It seems in the news at the moment that everywhere you turn there’s some form of crisis. The most well known of these is currently the economic crisis, which is something we are all feeling the effects of strongly, but as well as this there’s then the environmental crisis, the energy crisis and now the Eurozone crisis. So what is the Eurozone crisis, and is it something you need to be concerned about?

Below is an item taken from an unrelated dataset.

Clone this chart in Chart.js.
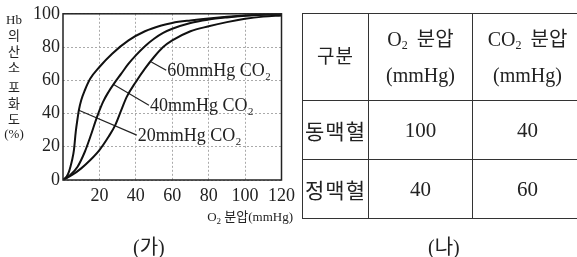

The Eurozone is a term used to describe the region of countries using the Euro (currency). This then includes many of the countries of the EU such as Germany, France and Greece, but not all of them (countries like England and Poland still use their own currencies). The Eurozone ‘crisis’ then refers to the plunging value of the Euro caused by the economic crisis and amplified by the multitude of countries using the system. The problem is, that while one country might be coping well with the financial hardships, others that are fairing less well (such as Greece) can end up pulling the value back down making it a vicious cycle and one that is hard to escape from. Germany has been shouldering much of the brunt of the economic turmoil and handing bail outs to Greece, but this not yet enough
Other causes of the Eurozone crisis include too much debt from the member states, a lack of competition between the countries, the differing mechanisms of the various economies tied to one currency, and disagreements coming from the lack of a single authority and so many different member states each with vested interests – a ’17 headed hydra’. Criticisms have been leveled at the very idea of a single currency which some skeptics see as unstable and unfeasible.
This Eurozone crisis however is not a problem that is contained to Europe; rather it is one that affects the rest of the world through investments, debt and trade and that is risking serious global economic decline. I is in every one’s best interests to solve this crisis as soon as possible. Many meetings have been held between the member states of the EU to this end, but as yet no satisfactory solution has been found.